Эти личности будут интересовать нас не только потому, что это наиболее талантливые представители своего поколения, и даже не из-за их особенной знаковости (к знаковым фигурам можно отнести и Сергея Шаргунова, и Дениса Гуцко, и Андрея Рудалёва). Главное — в них сконцентрировались и персонифицировались те важные явления, без которых поколение сегодняшних тридцати-сорокалетних не может быть понято и принято. Каждый из них — одновременно и грань общего, и путь, по которому пошла часть их сверстников.

2.
Наиболее масштабный мировоззренческий проект того поколения был сформулирован молодым критиком Валерией Пустовой в её дебютной статье под названием «Манифест новой жизни»[2] — и это был не просто манифест художественного направления, а попытка создания мифа о грядущем русском возрождении.

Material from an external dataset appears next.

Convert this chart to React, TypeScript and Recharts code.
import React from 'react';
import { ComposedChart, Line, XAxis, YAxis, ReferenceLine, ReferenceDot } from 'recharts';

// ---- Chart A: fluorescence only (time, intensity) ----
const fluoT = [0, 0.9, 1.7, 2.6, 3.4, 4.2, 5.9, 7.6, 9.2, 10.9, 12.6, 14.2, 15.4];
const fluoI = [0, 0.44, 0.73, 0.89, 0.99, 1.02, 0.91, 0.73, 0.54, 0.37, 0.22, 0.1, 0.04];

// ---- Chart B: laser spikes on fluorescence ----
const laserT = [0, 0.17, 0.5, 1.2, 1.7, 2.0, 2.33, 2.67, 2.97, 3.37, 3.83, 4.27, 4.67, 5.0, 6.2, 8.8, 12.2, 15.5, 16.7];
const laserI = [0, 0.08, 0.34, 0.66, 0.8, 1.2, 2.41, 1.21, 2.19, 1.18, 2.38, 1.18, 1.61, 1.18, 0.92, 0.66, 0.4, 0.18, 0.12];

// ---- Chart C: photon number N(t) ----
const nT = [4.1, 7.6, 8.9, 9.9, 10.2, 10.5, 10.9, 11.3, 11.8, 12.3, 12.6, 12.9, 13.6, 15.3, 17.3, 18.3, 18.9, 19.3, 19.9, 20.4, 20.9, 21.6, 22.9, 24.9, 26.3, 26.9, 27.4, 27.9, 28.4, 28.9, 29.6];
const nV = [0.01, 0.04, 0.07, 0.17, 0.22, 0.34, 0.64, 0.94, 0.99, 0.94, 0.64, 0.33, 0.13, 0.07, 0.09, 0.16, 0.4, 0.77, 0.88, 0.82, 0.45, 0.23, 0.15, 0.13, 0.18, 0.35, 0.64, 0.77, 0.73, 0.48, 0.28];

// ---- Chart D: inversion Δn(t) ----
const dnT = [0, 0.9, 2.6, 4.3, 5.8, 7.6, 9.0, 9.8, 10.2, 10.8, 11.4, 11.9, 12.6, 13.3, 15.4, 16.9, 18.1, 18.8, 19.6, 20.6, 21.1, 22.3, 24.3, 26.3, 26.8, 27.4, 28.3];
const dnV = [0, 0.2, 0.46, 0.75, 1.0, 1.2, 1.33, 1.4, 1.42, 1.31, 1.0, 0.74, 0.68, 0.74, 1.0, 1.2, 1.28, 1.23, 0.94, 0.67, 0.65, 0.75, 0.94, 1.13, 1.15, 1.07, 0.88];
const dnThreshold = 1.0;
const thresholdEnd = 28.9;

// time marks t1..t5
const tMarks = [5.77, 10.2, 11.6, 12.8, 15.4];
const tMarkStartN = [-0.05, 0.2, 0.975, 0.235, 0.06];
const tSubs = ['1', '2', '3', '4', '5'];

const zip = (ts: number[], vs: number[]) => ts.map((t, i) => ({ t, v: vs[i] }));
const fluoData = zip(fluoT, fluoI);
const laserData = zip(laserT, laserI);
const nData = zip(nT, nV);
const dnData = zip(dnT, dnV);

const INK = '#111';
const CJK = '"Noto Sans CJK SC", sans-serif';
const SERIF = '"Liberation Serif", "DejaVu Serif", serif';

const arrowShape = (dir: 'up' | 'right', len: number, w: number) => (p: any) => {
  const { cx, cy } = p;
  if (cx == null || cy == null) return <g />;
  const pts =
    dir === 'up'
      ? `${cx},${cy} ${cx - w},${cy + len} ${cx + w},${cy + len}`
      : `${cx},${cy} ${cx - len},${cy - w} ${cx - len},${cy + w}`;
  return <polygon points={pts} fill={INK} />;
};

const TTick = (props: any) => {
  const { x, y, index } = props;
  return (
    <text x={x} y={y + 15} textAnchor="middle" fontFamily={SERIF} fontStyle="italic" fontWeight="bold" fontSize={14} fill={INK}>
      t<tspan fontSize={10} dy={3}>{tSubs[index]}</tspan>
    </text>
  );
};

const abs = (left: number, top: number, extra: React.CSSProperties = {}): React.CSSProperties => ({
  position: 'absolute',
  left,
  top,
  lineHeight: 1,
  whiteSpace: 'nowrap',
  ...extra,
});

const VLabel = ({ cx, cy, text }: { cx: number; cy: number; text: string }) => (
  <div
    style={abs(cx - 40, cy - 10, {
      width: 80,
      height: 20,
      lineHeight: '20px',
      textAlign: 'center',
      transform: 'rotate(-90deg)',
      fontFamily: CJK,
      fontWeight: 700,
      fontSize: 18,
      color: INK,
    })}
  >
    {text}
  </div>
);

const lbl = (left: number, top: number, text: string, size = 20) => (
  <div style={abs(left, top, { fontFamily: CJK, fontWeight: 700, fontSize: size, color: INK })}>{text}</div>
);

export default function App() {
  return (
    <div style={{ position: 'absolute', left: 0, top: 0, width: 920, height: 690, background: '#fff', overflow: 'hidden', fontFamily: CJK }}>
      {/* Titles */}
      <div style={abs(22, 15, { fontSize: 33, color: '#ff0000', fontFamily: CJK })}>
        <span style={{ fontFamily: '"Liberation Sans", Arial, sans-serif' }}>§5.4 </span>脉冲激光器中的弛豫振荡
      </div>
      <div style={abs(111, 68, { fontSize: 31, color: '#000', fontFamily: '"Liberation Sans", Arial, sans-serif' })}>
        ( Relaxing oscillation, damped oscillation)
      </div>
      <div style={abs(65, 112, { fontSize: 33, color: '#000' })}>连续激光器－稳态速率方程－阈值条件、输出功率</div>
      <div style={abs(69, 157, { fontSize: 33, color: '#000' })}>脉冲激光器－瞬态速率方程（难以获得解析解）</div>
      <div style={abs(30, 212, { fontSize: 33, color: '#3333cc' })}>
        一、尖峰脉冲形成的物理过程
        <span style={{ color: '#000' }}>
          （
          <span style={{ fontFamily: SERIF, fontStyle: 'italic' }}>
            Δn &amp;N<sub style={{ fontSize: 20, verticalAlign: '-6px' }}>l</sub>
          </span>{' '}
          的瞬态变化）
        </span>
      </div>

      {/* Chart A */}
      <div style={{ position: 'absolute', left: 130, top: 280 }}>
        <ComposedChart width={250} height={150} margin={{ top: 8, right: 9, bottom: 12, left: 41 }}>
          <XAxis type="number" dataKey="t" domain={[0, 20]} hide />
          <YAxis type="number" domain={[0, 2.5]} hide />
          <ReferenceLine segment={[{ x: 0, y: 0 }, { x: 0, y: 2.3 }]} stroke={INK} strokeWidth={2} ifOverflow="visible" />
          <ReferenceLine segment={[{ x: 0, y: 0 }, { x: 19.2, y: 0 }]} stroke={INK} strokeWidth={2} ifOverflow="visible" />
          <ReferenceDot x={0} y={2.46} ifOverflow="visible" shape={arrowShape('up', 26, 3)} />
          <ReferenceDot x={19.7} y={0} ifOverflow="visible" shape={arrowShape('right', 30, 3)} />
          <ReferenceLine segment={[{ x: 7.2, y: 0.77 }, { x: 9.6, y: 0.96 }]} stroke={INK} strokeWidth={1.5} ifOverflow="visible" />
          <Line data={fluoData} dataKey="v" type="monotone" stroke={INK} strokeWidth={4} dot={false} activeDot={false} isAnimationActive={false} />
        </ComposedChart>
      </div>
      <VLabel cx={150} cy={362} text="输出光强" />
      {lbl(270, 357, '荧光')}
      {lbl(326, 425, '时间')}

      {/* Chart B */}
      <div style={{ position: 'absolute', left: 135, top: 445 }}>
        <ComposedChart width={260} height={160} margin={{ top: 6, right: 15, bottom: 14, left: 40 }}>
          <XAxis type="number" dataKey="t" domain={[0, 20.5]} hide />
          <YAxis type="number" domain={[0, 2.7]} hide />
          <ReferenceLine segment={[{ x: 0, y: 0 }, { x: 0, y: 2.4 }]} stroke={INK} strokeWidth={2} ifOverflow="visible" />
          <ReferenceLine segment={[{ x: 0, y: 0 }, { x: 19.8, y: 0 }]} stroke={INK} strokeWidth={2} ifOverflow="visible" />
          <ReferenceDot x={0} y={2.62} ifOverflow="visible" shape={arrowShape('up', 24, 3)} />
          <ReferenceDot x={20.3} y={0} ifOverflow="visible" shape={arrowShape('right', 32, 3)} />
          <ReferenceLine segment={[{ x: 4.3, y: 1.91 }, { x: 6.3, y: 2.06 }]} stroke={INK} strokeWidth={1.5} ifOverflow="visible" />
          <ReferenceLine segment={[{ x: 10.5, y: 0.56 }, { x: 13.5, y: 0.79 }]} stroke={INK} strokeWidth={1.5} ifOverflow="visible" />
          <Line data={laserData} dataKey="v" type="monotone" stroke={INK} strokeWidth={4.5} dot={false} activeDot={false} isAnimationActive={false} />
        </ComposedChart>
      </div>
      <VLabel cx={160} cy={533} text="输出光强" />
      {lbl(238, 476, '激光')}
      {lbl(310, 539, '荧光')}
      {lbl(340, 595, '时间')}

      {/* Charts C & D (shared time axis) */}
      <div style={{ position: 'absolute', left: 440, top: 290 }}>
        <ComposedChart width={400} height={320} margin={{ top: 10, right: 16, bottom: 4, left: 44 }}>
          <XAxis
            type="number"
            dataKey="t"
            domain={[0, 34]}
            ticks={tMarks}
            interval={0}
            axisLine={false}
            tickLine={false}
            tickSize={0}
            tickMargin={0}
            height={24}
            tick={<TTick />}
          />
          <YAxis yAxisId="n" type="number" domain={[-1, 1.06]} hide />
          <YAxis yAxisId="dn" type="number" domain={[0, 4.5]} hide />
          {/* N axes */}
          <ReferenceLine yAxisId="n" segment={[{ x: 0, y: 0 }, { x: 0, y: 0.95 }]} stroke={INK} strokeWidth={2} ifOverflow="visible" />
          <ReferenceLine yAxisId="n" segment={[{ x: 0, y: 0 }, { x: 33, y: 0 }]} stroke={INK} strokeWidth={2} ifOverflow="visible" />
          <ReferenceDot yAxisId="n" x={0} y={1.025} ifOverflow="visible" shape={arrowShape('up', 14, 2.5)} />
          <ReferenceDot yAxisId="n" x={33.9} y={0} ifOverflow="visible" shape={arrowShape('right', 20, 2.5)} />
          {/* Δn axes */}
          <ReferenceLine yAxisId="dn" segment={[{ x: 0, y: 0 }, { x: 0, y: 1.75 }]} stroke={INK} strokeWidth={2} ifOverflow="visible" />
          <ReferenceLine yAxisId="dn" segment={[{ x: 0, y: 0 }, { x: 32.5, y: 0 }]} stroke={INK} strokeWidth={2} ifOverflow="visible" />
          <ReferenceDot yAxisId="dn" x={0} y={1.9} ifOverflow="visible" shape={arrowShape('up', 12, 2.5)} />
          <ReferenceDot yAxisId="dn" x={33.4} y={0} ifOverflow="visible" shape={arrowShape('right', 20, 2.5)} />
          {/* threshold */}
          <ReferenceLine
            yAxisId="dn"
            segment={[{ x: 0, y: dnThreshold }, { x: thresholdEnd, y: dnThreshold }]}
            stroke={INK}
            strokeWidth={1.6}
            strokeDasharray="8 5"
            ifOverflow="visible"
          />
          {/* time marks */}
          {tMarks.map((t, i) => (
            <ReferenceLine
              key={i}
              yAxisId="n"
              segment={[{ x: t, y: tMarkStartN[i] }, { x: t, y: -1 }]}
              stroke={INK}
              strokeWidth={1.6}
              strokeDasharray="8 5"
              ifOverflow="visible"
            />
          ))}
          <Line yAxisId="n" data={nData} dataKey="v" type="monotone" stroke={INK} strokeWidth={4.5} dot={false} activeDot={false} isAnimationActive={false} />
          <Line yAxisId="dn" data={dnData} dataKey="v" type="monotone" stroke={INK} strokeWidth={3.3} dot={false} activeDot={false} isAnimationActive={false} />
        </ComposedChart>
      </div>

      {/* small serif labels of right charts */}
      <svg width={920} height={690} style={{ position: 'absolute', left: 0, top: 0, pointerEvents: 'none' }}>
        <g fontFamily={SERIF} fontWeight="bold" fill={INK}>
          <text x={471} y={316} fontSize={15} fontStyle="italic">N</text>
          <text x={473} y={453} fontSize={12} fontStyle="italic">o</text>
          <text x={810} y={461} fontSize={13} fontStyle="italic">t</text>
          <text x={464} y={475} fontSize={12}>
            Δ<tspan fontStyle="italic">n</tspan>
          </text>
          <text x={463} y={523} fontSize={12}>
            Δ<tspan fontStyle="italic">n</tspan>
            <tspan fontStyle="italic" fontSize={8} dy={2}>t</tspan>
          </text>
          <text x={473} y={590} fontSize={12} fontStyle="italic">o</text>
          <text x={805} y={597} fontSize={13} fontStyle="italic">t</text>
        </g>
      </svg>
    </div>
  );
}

Искренне следуя за обронёнными словами Освальда Шпенглера о том, что в 2000-х годах произойдёт «рождение молодой русской души», Валерия Пустовая сравнивала американо-европейский мир — цивилизацию на пороге старости: «морщины, ломкая кость, мёртвая душа, запах тлена от интеллекта-скальпеля, города-морга, науки-скелета, денег-убийцы… бессилие, безбудущность, религиозная беззубость»,— и будущую юную Россию, рождение которой предсказывал Шпенглер: «большие, вхватывающие в себя мир глаза, тонкая, боящаяся и алчущая ветра кожа, сила молодецкая, палица-игрушка, горячая кровь…»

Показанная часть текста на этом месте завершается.